Written instruction:
Identify every line containing the word "code" and reproduce each one.

Source material:
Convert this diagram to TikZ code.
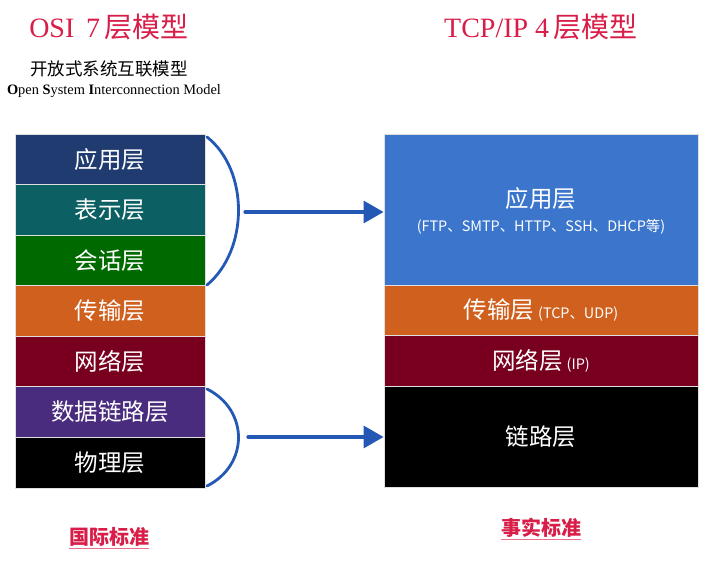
\documentclass[tikz,border=0pt]{standalone}
\usepackage{fontspec}
\setmainfont{Liberation Serif}
\newfontfamily\cjk{Noto Sans CJK SC}
\usetikzlibrary{arrows.meta}
\definecolor{titlered}{HTML}{D81E48}
\definecolor{cA}{HTML}{1F3B70}
\definecolor{cB}{HTML}{0C5F62}
\definecolor{cC}{HTML}{006A00}
\definecolor{cD}{HTML}{D0601E}
\definecolor{cE}{HTML}{78001E}
\definecolor{cF}{HTML}{4A2C7E}
\definecolor{cG}{HTML}{000000}
\definecolor{cApp}{HTML}{3B76CC}
\definecolor{arrowblue}{HTML}{2458B5}
\definecolor{ulpink}{HTML}{E8708A}
\tikzset{
  layertext/.style={text=white, inner sep=0pt, anchor=center,
    font=\cjk\fontsize{23.5}{26}\selectfont},
  layer/.style={layertext, draw=gray!25, line width=0.8pt},
  lbox/.style={layer, minimum width=190pt, minimum height=50.5pt},
  rbox/.style={layer, minimum width=314pt},
  title/.style={text=titlered, font=\fontsize{28}{32}\selectfont, inner sep=0pt},
  brace/.style={draw=arrowblue, line width=2.8pt, line cap=round},
  bigarrow/.style={draw=arrowblue, line width=3.2pt, line cap=round, -{Triangle[length=20pt,width=22pt]}},
  small/.style={font=\cjk\fontsize{14.4}{16}\selectfont},
  std/.style={text=titlered, inner sep=0pt, font=\cjk\bfseries\fontsize{20}{23}\selectfont},
  ul/.style={draw=ulpink, line width=1pt}
}
\begin{document}
\begin{tikzpicture}[x=1pt,y=-1pt]
\useasboundingbox (0,0) rectangle (710,561);
% titles
\node[title] (t1) at (109,27) {OSI\, 7\,{\cjk 层模型}};
\node[inner sep=0pt, font=\cjk\fontsize{17.5}{20}\selectfont] (t1b) at (109,69) {开放式系统互联模型};
\node[inner sep=0pt, font=\fontsize{14.4}{16}\selectfont] (t1c) at (114,91) {\textbf{O}pen \textbf{S}ystem \textbf{I}nterconnection Model};
\node[title] (t2) at (541,27) {TCP/IP 4\,{\cjk 层模型}};
% left column
\node[lbox, fill=cA] (l1) at (110,159.3) {应用层};
\node[lbox, fill=cB] (l2) at (110,209.8) {表示层};
\node[lbox, fill=cC] (l3) at (110,260.4) {会话层};
\node[lbox, fill=cD] (l4) at (110,311.0) {传输层};
\node[lbox, fill=cE] (l5) at (110,361.5) {网络层};
\node[lbox, fill=cF] (l6) at (110,412.1) {数据链路层};
\node[lbox, fill=cG] (l7) at (110,462.7) {物理层};
% right column
\node[rbox, fill=cApp, minimum height=151pt] (r1) at (541,209.5) {};
\node[layertext] (r1t) at (541,199) {应用层};
\node[layertext, small] (r1s) at (541,227) {(FTP、SMTP、HTTP、SSH、DHCP等)};
\node[rbox, fill=cD, minimum height=50.5pt] (r2) at (541,310.3) {传输层\,{\cjk\fontsize{14.4}{16}\selectfont (TCP、UDP)}};
\node[rbox, fill=cE, minimum height=50.5pt] (r3) at (541,360.8) {网络层\,{\cjk\fontsize{14.4}{16}\selectfont (IP)}};
\node[rbox, fill=cG, minimum height=101pt] (r4) at (541,436.6) {链路层};
% braces
\coordinate (b1s) at (207,137);
\coordinate (b1e) at (207,285);
\coordinate (b2s) at (207,389);
\coordinate (b2e) at (207,486);
\draw[brace] (b1s) .. controls (249,170) and (249,250) .. (b1e);
\draw[brace] (b2s) .. controls (249,410) and (249,465) .. (b2e);
% arrows
\coordinate (a1) at (245,212);
\coordinate (a2) at (248,437);
\draw[bigarrow] (a1) -- (r1.west |- a1);
\draw[bigarrow] (a2) -- (r4.west |- a2);
% standards
\node[std] (s1) at (109,537) {国际标准};
\draw[ul] ([yshift=-2pt]s1.south west) -- ([yshift=-2pt]s1.south east);
\node[std] (s2) at (541,528) {事实标准};
\draw[ul] ([yshift=-2pt]s2.south west) -- ([yshift=-2pt]s2.south east);
\end{tikzpicture}
\end{document}
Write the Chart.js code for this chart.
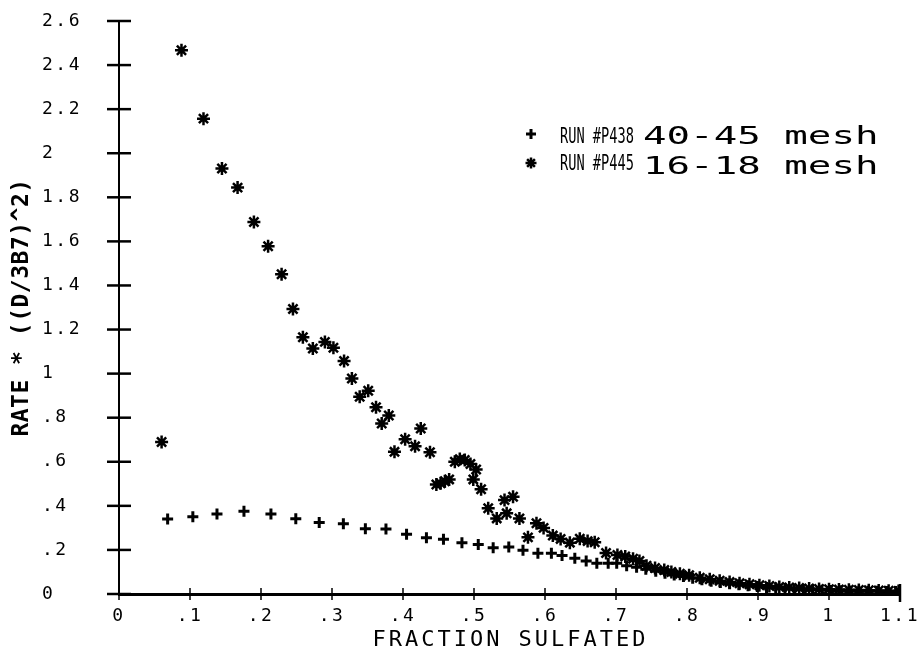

Solved problem:
Convert this diagram to TikZ code.
Write the Chart.js code for this chart.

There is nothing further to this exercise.